Confinement is tough. Some of us are chomping at the bit, desperate for privacy, more space, more freedoms. Some of us feel isolated or lonely whether we are actually alone in our homes or not. Some of us experience ungroundedness as we’ve left for other spaces or homes that are not fully our own. And some of us are adapting to this confinement reasonably well.
Even in a gilded cage - where the typical best case scenario is that family members can work remotely, and food and supplies are procured with consistent effort - individuals in the same household may adapt differently. Beyond our individual circumstances, how we adapt has a great deal to do with our ability to get perspective of our specific current situation and to prioritize our emotional functioning. And this is where mental endurance comes into play.

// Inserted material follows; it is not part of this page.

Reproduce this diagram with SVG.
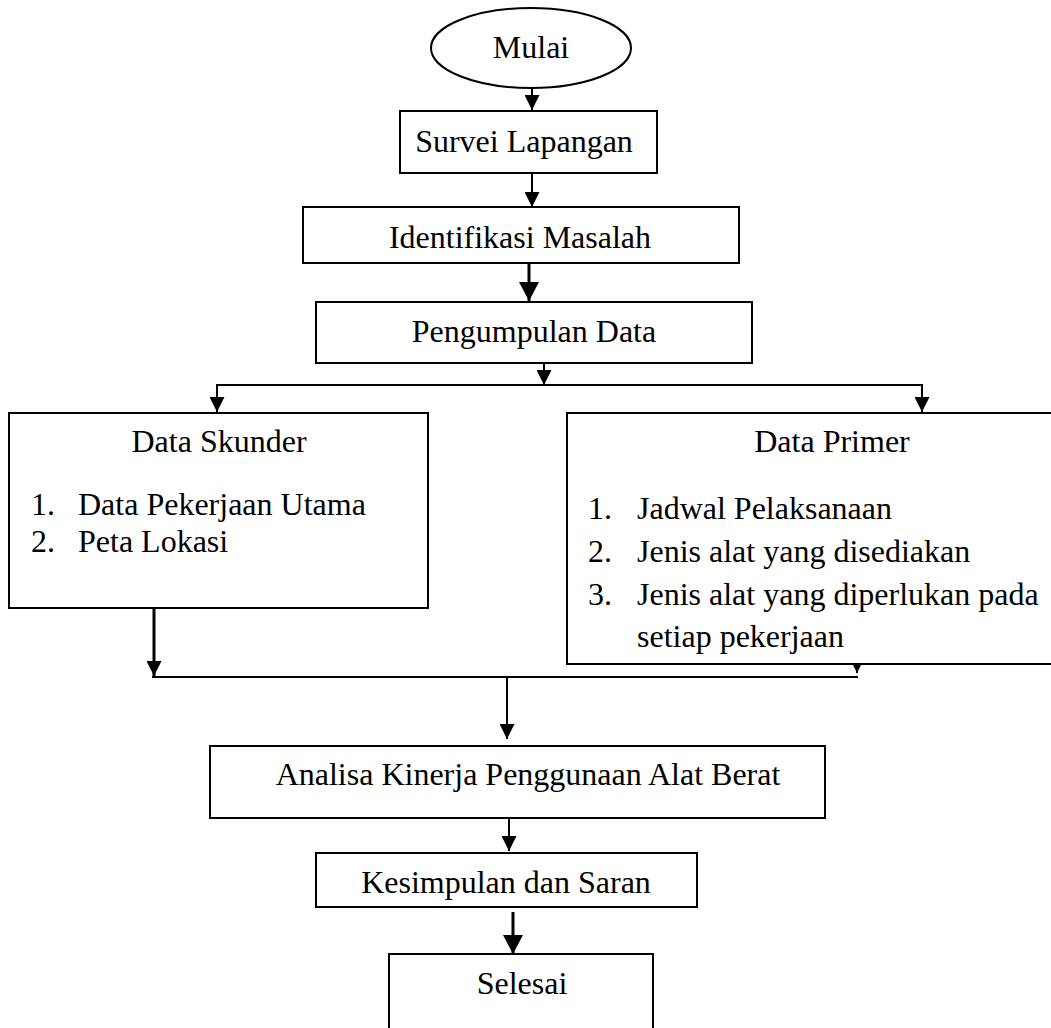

Mental endurance requires the practice of disciplining some aspects of our thought process in order to deal with daily or longer term challenges. While we cannot control which specific thoughts arise in our brain, or what circumstances befall us, we can organize ourselves in response to those thoughts/circumstances. For example, if an anxious thought comes to mind such as “We are going to be in confinement for two years or longer! I CAN’T TAKE IT ANYMORE!!”, we can practice an inner response to say “I’ll be convinced of that when I have more proof of that beyond someone’s opinion today. For now, I won’t engage more deeply with that idea as it makes me feel miserable. Right now I am doing OK”. The capacity to wait for more evidence to sway our perspective is a key endurance skill. The capacity to stay with what is true right now is also a key endurance skill.
Thankfully, for most of us, we are in serious discomfort and not severe crisis. And so we can use our mental endurance skills to ground us in our current experience of health and safety. While these circumstances could change quickly and abruptly shift to crisis, increasing our mental endurance skills will only continue to serve and support us.